I have a nuc that has currently a caged queen (introduced yesterday) on 2 frames of brood & I wanted to unite this with the bees in the national brood box. Ideally I would want all to end up in the Nuc as I don't have enough bees to work a full box.

1. would I need to wait until I have the queen released & laying before uniting?
2. what method of combining would be best? If using the news paper method, how do I overcome the difference in box size, & seal the 2 boxes?

Thank you in advance for any help.
 
If the queens still in her cage surely you could unite the bees first - possibly by shaking icing sugar over them, or spraying them with scented syrup and then putting all the bees together in one box and put the queen in the middle of the two frames of brood.
 
First question is have you established by using a test frame that this colony is indeed queenless? If not I urge you to test them first.

If you have a spare brood box then the uniting is simple, put the nuc into the top brood box with two layers of paper (pricked in two places) and let them get on.

Yes your queen is best to be out and laying in the nuc.

Rushing these things is never wise.

PH
 
PH did you notice " Ideally I would want all to end up in the Nuc as I don't have enough bees to work a full box. "
Not enough bees to work a full box neednt be subjected to separation by two sheets of newspaper chilling in a vast space while they struggle to chew through
 
PH did you notice " Ideally I would want all to end up in the Nuc as I don't have enough bees to work a full box. "
Not enough bees to work a full box neednt be subjected to separation by two sheets of newspaper chilling in a vast space while they struggle to chew through

why assume they'd be chilling? dummy boards/frames and some kingspan soon sort out excess space issues.
 
You can maybe presume that bad temper = queenlessness. But you know that a test frame will put you straight. Note that is not that unusual for two queens to be present in a colony.

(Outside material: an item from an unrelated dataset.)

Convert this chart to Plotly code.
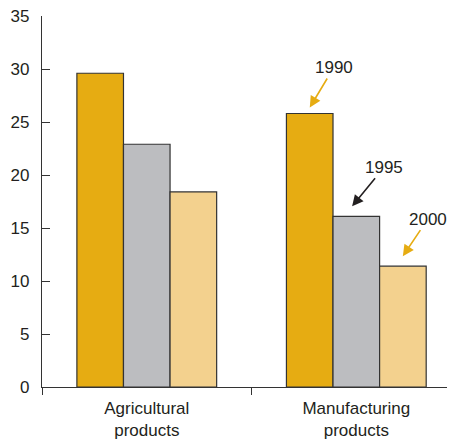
import plotly.graph_objects as go

# Categories and series values
categories = ["Agricultural<br>products", "Manufacturing<br>products"]
years = ["1990", "1995", "2000"]
values_1990 = [29.6, 25.8]
values_1995 = [22.9, 16.1]
values_2000 = [18.4, 11.4]
y_ticks = [0, 5, 10, 15, 20, 25, 30, 35]

colors = ["#E6AC12", "#BCBDC0", "#F3D18E"]
arrow_colors = ["#E6AC12", "#231F20", "#E6AC12"]
text_color = "#231F20"

fig = go.Figure()
for year, vals, col in zip(years, [values_1990, values_1995, values_2000], colors):
    fig.add_trace(go.Bar(
        x=categories, y=vals, name=year,
        marker=dict(color=col, line=dict(color="#333333", width=1.2)),
    ))

# year labels with arrows pointing at the manufacturing bars
bar_w = 0.222
series = [values_1990, values_1995, values_2000]
shifts = [(-1, 24, -40, 6), (0, 32, -39, 10), (1, 25, -37, 10)]
for i, (year, (k, ax, ay, ys)) in enumerate(zip(years, shifts)):
    fig.add_annotation(
        x=1 + k * bar_w - (0.02 if i == 1 else 0), y=series[i][1], xref="x", yref="y",
        yshift=ys, text=year, showarrow=True,
        arrowhead=2, arrowsize=1.4, arrowwidth=1.6, arrowcolor=arrow_colors[i],
        ax=ax, ay=ay, font=dict(size=17, color=text_color),
    )

fig.update_layout(
    width=447, height=432,
    margin=dict(l=34, r=0, t=8, b=53),
    barmode="group", bargap=0.333, bargroupgap=0,
    showlegend=False,
    plot_bgcolor="white", paper_bgcolor="white",
    font=dict(family="Liberation Sans, Arial, sans-serif", size=17, color=text_color),
)
fig.update_xaxes(
    type="category", range=[-0.5, 1.471], tickson="boundaries",
    ticks="outside", ticklen=7, tickwidth=1.2, tickcolor="#333333",
    showline=True, linecolor="#333333", linewidth=1.2, showgrid=False,
    ticklabelstandoff=5,
)
fig.update_yaxes(
    range=[0, 35], tickvals=y_ticks, ticks="inside", ticklen=8, tickwidth=1.2,
    tickcolor="#333333", showline=True, linecolor="#333333", linewidth=1.2,
    showgrid=False, zeroline=False, ticklabelstandoff=8,
    ticklabeloverflow="allow",
)

fig.write_html("out.html")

If it were me I would not aim to do a quick unite - there is certainly time and opportunity for a test frame. I would only unite when the new queen has been released and is laying. I would not disturb for about 10 days after release.

I would remove frames from the queenless colony and shake the bees off them. Then fit newspaper vertically in hive with drawing pins, making sure that you make starter holes. Then fill up space with frames from the queenright nuc, ie. a vertical unite.
 
MB you really like making the straightforward difficult. I wonder if you have bees at all?

If the test frame shows that they are indeed queenless than a simple normal unite with paper is all that is needed.

Keep it simple for goodness sake.

PH
 
I'm sure the beek wants to spend as less time as possible meddling with the Q- colony.

So taking their frames out, shaking angry bees off and then faffing with drawing pins and newspaper with angry bees going for you, gloves on, and possibly wind blowing, just seems to be way too much agro for the end result desired!!